▼

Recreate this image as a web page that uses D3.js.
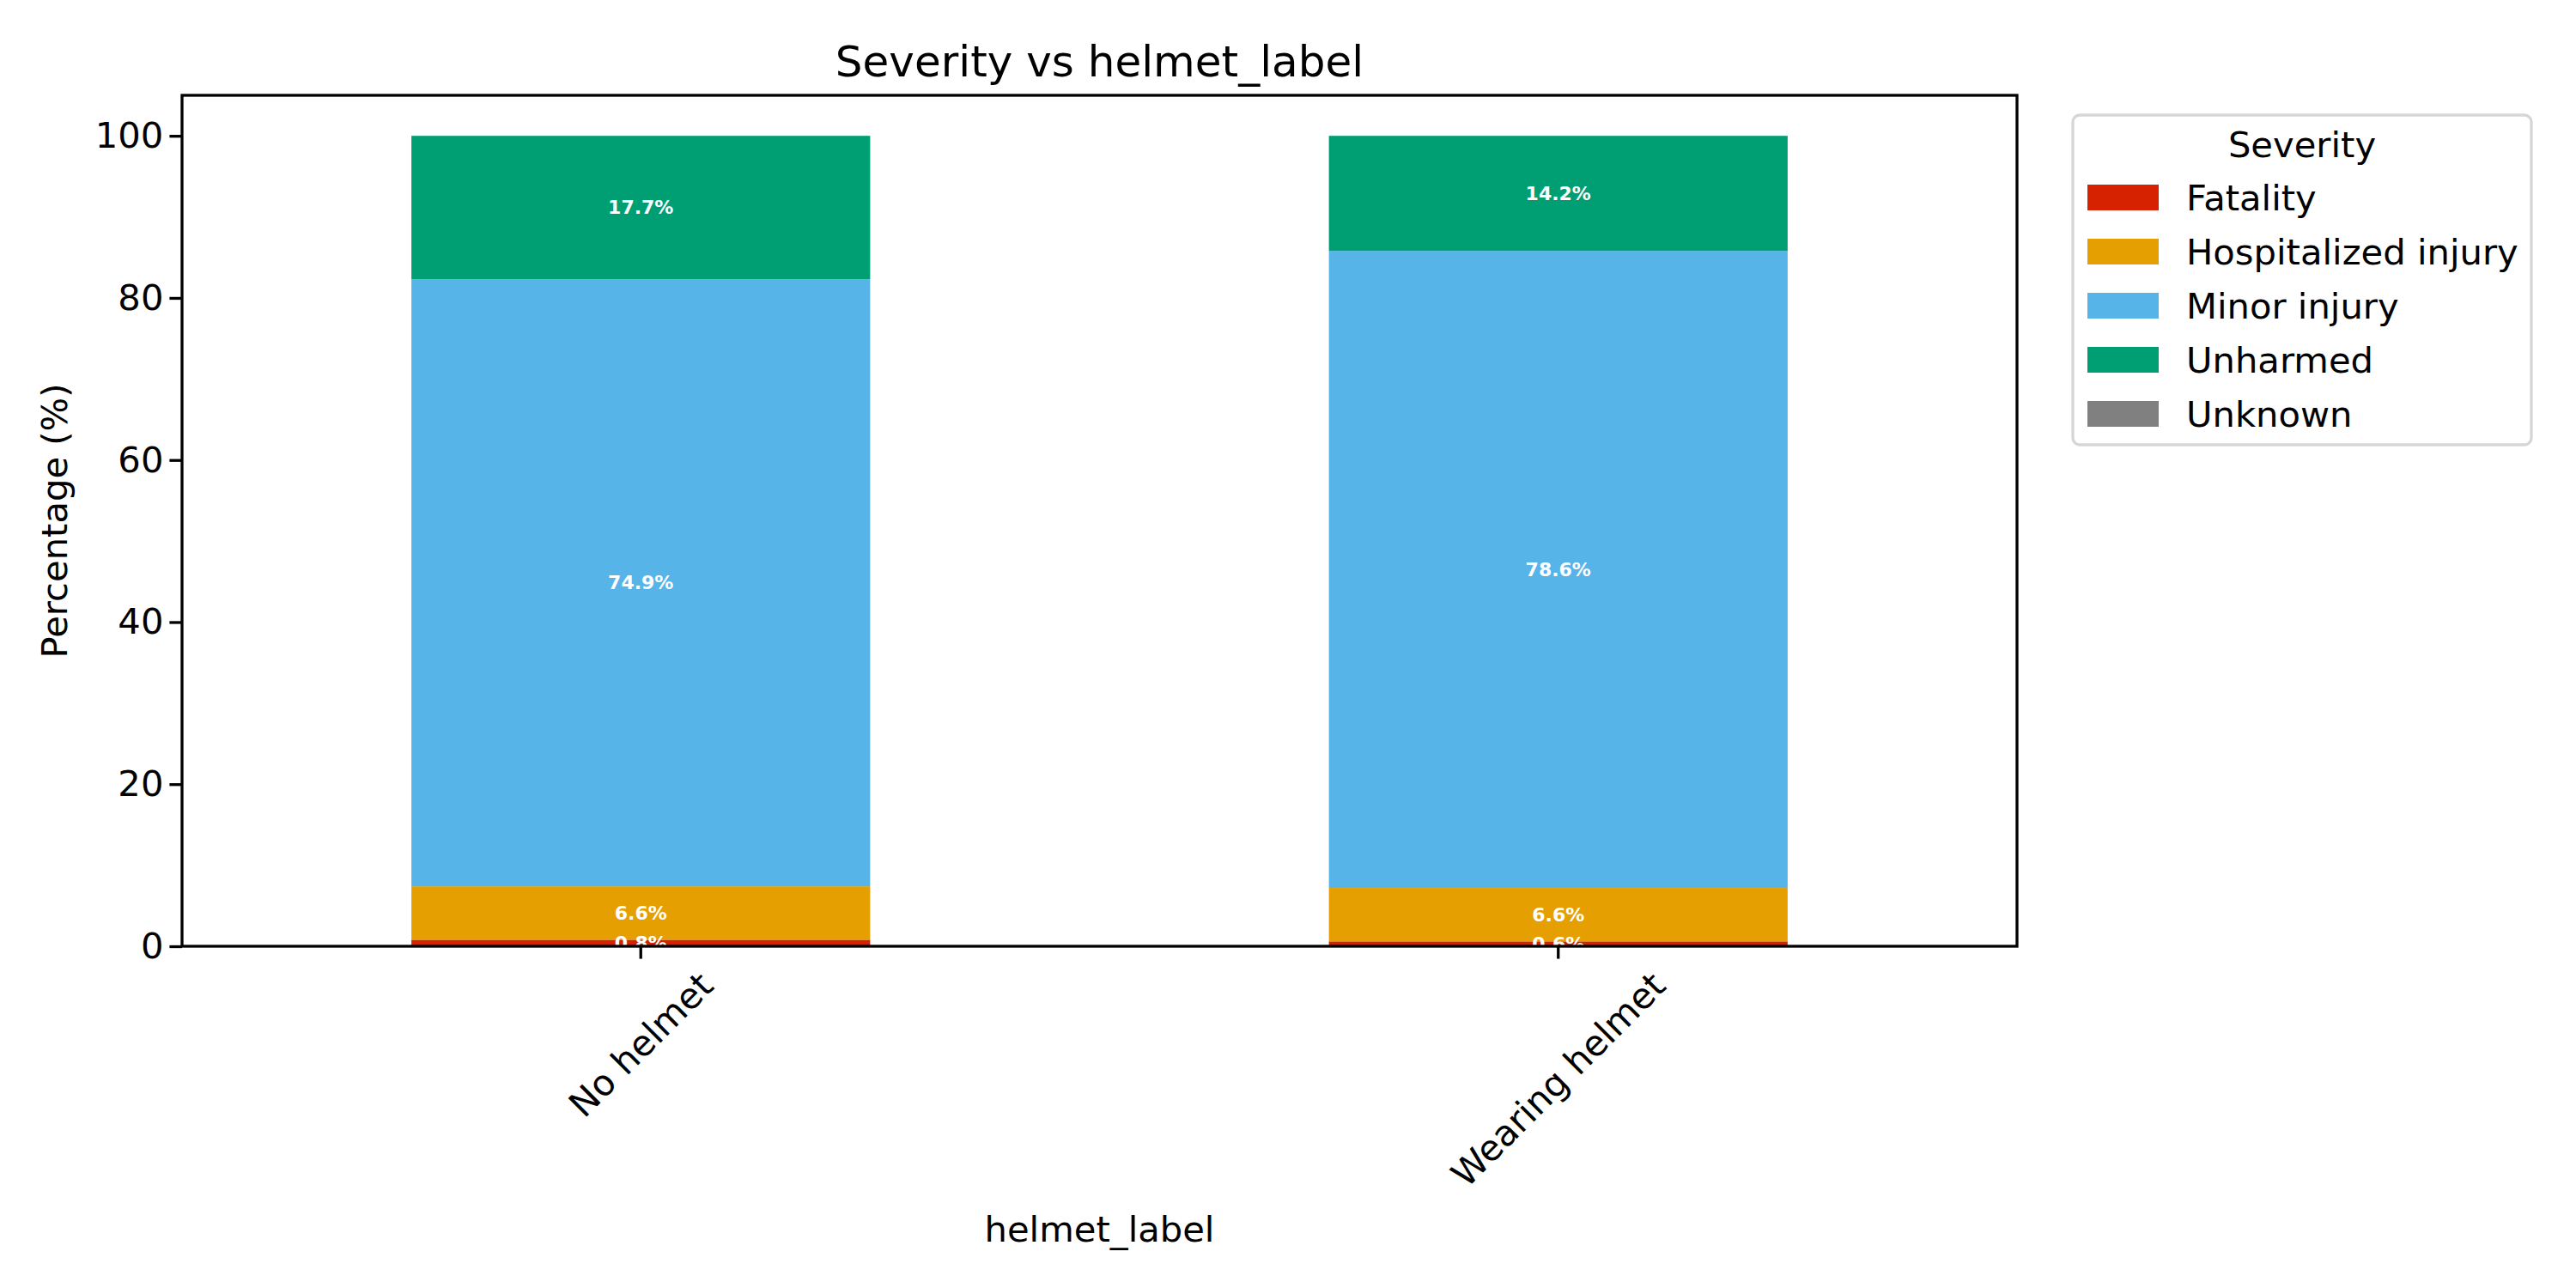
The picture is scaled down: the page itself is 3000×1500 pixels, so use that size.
<!DOCTYPE html>
<html>
<head>
<meta charset="utf-8">
<script src="https://cdn.jsdelivr.net/npm/d3@7"></script>
<style>
  body { margin: 0; background: #fff; }
  text { font-family: "DejaVu Sans", sans-serif; }
</style>
</head>
<body>
<div id="chart"></div>
<script>
// data
var groups = ["No helmet", "Wearing helmet"];
var severities = ["Fatality", "Hospitalized injury", "Minor injury", "Unharmed", "Unknown"];
var colors = ["#d62200", "#e69f00", "#56b4e9", "#009e73", "#808080"];
var fatality = [0.8, 0.6];
var hospitalized = [6.6, 6.6];
var minor = [74.9, 78.6];
var unharmed = [17.7, 14.2];
var unknown = [0, 0];
var yTicks = [0, 20, 40, 60, 80, 100];

var series = [fatality, hospitalized, minor, unharmed, unknown];

var W = 3000, H = 1500;
var margin = { top: 111, right: 651, bottom: 398, left: 212 },
    width = W - margin.left - margin.right,
    height = H - margin.top - margin.bottom;

var svg = d3.select("#chart")
    .append("svg")
    .attr("width", W)
    .attr("height", H);

var g = svg.append("g")
    .attr("transform", "translate(" + margin.left + "," + margin.top + ")");

// x: band scale, bars half the category width like pandas
var x = d3.scaleBand()
    .domain(groups)
    .range([0, width])
    .paddingInner(0.5)
    .paddingOuter(0.25);

var y = d3.scaleLinear()
    .domain([0, 105])
    .range([height, 0]);

// stack
var rows = groups.map(function (grp, i) {
    var r = { group: grp };
    severities.forEach(function (s, j) { r[s] = series[j][i]; });
    return r;
});
var stacked = d3.stack().keys(severities)(rows);

var layer = g.selectAll(".layer")
    .data(stacked)
    .enter()
    .append("g")
    .attr("fill", function (d, i) { return colors[i]; });

layer.selectAll("rect")
    .data(function (d) { return d; })
    .enter()
    .append("rect")
    .attr("x", function (d) { return x(d.data.group); })
    .attr("width", x.bandwidth())
    .attr("y", function (d) { return y(d[1]); })
    .attr("height", function (d) { return y(d[0]) - y(d[1]); });

// value labels
stacked.forEach(function (s) {
    s.forEach(function (d) {
        var v = d[1] - d[0];
        if (v <= 0) return;
        g.append("text")
            .attr("x", x(d.data.group) + x.bandwidth() / 2)
            .attr("y", y((d[0] + d[1]) / 2))
            .attr("dy", "0.35em")
            .attr("text-anchor", "middle")
            .style("font-size", "22px")
            .style("font-weight", "bold")
            .attr("fill", "white")
            .text(v.toFixed(1) + "%");
    });
});

// axes
var yAxis = g.append("g")
    .call(d3.axisLeft(y).tickValues(yTicks).tickSize(14.6).tickPadding(7));
var xAxis = g.append("g")
    .attr("transform", "translate(0," + height + ")")
    .call(d3.axisBottom(x).tickSize(14.6).tickPadding(7));

[xAxis, yAxis].forEach(function (a) {
    a.select(".domain").remove();
    a.selectAll("line").attr("stroke-width", 3.3);
    a.selectAll("text").style("font-size", "41.7px").attr("fill", "black")
        .style("font-family", "DejaVu Sans");
});

// rotated tick labels, centred under the tick like matplotlib ha=center
xAxis.selectAll("text")
    .attr("text-anchor", "middle")
    .attr("dy", "0.35em")
    .attr("y", 0)
    .attr("x", 0)
    .attr("transform", function () {
        var w = this.getComputedTextLength();
        var half = (w * 0.7071 + 41.7 * 0.7071 * 1.1) / 2;
        return "translate(0," + (22 + half) + ") rotate(-45)";
    });

// frame
g.append("rect")
    .attr("width", width)
    .attr("height", height)
    .attr("fill", "none")
    .attr("stroke", "black")
    .attr("stroke-width", 3.3);

// title & axis labels
svg.append("text")
    .attr("x", margin.left + width / 2)
    .attr("y", 71)
    .attr("dy", "0.35em")
    .attr("text-anchor", "middle")
    .style("font-size", "50px")
    .text("Severity vs helmet_label");

svg.append("text")
    .attr("x", margin.left + width / 2)
    .attr("y", 1431)
    .attr("dy", "0.35em")
    .attr("text-anchor", "middle")
    .style("font-size", "41.7px")
    .text("helmet_label");

svg.append("text")
    .attr("transform", "translate(63," + (margin.top + height / 2) + ") rotate(-90)")
    .attr("dy", "0.35em")
    .attr("text-anchor", "middle")
    .style("font-size", "41.7px")
    .text("Percentage (%)");

// legend
var legend = svg.append("g").attr("transform", "translate(2414,134)");
legend.append("rect")
    .attr("width", 534)
    .attr("height", 384)
    .attr("rx", 8)
    .attr("fill", "white")
    .attr("stroke", "#d6d6d6")
    .attr("stroke-width", 3.3);
legend.append("text")
    .attr("x", 267)
    .attr("y", 34)
    .attr("dy", "0.35em")
    .attr("text-anchor", "middle")
    .style("font-size", "41.7px")
    .text("Severity");
severities.forEach(function (s, i) {
    var cy = 96 + i * 63;
    legend.append("rect")
        .attr("x", 17)
        .attr("y", cy - 15)
        .attr("width", 83)
        .attr("height", 30)
        .attr("fill", colors[i]);
    legend.append("text")
        .attr("x", 132)
        .attr("y", cy)
        .attr("dy", "0.35em")
        .style("font-size", "41.7px")
        .text(s);
});
</script>
</body>
</html>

▲

(TO BE DONE): Each line above is to be copied verbatim. Drop any image from the copy.

(RESPONSE TO THE EXERCISE):
Recreate this image as a web page that uses D3.js.
The picture is scaled down: the page itself is 3000×1500 pixels, so use that size.
<!DOCTYPE html>
<html>
<head>
<meta charset="utf-8">
<script src="https://cdn.jsdelivr.net/npm/d3@7"></script>
<style>
  body { margin: 0; background: #fff; }
  text { font-family: "DejaVu Sans", sans-serif; }
</style>
</head>
<body>
<div id="chart"></div>
<script>
// data
var groups = ["No helmet", "Wearing helmet"];
var severities = ["Fatality", "Hospitalized injury", "Minor injury", "Unharmed", "Unknown"];
var colors = ["#d62200", "#e69f00", "#56b4e9", "#009e73", "#808080"];
var fatality = [0.8, 0.6];
var hospitalized = [6.6, 6.6];
var minor = [74.9, 78.6];
var unharmed = [17.7, 14.2];
var unknown = [0, 0];
var yTicks = [0, 20, 40, 60, 80, 100];

var series = [fatality, hospitalized, minor, unharmed, unknown];

var W = 3000, H = 1500;
var margin = { top: 111, right: 651, bottom: 398, left: 212 },
    width = W - margin.left - margin.right,
    height = H - margin.top - margin.bottom;

var svg = d3.select("#chart")
    .append("svg")
    .attr("width", W)
    .attr("height", H);

var g = svg.append("g")
    .attr("transform", "translate(" + margin.left + "," + margin.top + ")");

// x: band scale, bars half the category width like pandas
var x = d3.scaleBand()
    .domain(groups)
    .range([0, width])
    .paddingInner(0.5)
    .paddingOuter(0.25);

var y = d3.scaleLinear()
    .domain([0, 105])
    .range([height, 0]);

// stack
var rows = groups.map(function (grp, i) {
    var r = { group: grp };
    severities.forEach(function (s, j) { r[s] = series[j][i]; });
    return r;
});
var stacked = d3.stack().keys(severities)(rows);

var layer = g.selectAll(".layer")
    .data(stacked)
    .enter()
    .append("g")
    .attr("fill", function (d, i) { return colors[i]; });

layer.selectAll("rect")
    .data(function (d) { return d; })
    .enter()
    .append("rect")
    .attr("x", function (d) { return x(d.data.group); })
    .attr("width", x.bandwidth())
    .attr("y", function (d) { return y(d[1]); })
    .attr("height", function (d) { return y(d[0]) - y(d[1]); });

// value labels
stacked.forEach(function (s) {
    s.forEach(function (d) {
        var v = d[1] - d[0];
        if (v <= 0) return;
        g.append("text")
            .attr("x", x(d.data.group) + x.bandwidth() / 2)
            .attr("y", y((d[0] + d[1]) / 2))
            .attr("dy", "0.35em")
            .attr("text-anchor", "middle")
            .style("font-size", "22px")
            .style("font-weight", "bold")
            .attr("fill", "white")
            .text(v.toFixed(1) + "%");
    });
});

// axes
var yAxis = g.append("g")
    .call(d3.axisLeft(y).tickValues(yTicks).tickSize(14.6).tickPadding(7));
var xAxis = g.append("g")
    .attr("transform", "translate(0," + height + ")")
    .call(d3.axisBottom(x).tickSize(14.6).tickPadding(7));

[xAxis, yAxis].forEach(function (a) {
    a.select(".domain").remove();
    a.selectAll("line").attr("stroke-width", 3.3);
    a.selectAll("text").style("font-size", "41.7px").attr("fill", "black")
        .style("font-family", "DejaVu Sans");
});

// rotated tick labels, centred under the tick like matplotlib ha=center
xAxis.selectAll("text")
    .attr("text-anchor", "middle")
    .attr("dy", "0.35em")
    .attr("y", 0)
    .attr("x", 0)
    .attr("transform", function () {
        var w = this.getComputedTextLength();
        var half = (w * 0.7071 + 41.7 * 0.7071 * 1.1) / 2;
        return "translate(0," + (22 + half) + ") rotate(-45)";
    });

// frame
g.append("rect")
    .attr("width", width)
    .attr("height", height)
    .attr("fill", "none")
    .attr("stroke", "black")
    .attr("stroke-width", 3.3);

// title & axis labels
svg.append("text")
    .attr("x", margin.left + width / 2)
    .attr("y", 71)
    .attr("dy", "0.35em")
    .attr("text-anchor", "middle")
    .style("font-size", "50px")
    .text("Severity vs helmet_label");

svg.append("text")
    .attr("x", margin.left + width / 2)
    .attr("y", 1431)
    .attr("dy", "0.35em")
    .attr("text-anchor", "middle")
    .style("font-size", "41.7px")
    .text("helmet_label");

svg.append("text")
    .attr("transform", "translate(63," + (margin.top + height / 2) + ") rotate(-90)")
    .attr("dy", "0.35em")
    .attr("text-anchor", "middle")
    .style("font-size", "41.7px")
    .text("Percentage (%)");

// legend
var legend = svg.append("g").attr("transform", "translate(2414,134)");
legend.append("rect")
    .attr("width", 534)
    .attr("height", 384)
    .attr("rx", 8)
    .attr("fill", "white")
    .attr("stroke", "#d6d6d6")
    .attr("stroke-width", 3.3);
legend.append("text")
    .attr("x", 267)
    .attr("y", 34)
    .attr("dy", "0.35em")
    .attr("text-anchor", "middle")
    .style("font-size", "41.7px")
    .text("Severity");
severities.forEach(function (s, i) {
    var cy = 96 + i * 63;
    legend.append("rect")
        .attr("x", 17)
        .attr("y", cy - 15)
        .attr("width", 83)
        .attr("height", 30)
        .attr("fill", colors[i]);
    legend.append("text")
        .attr("x", 132)
        .attr("y", cy)
        .attr("dy", "0.35em")
        .style("font-size", "41.7px")
        .text(s);
});
</script>
</body>
</html>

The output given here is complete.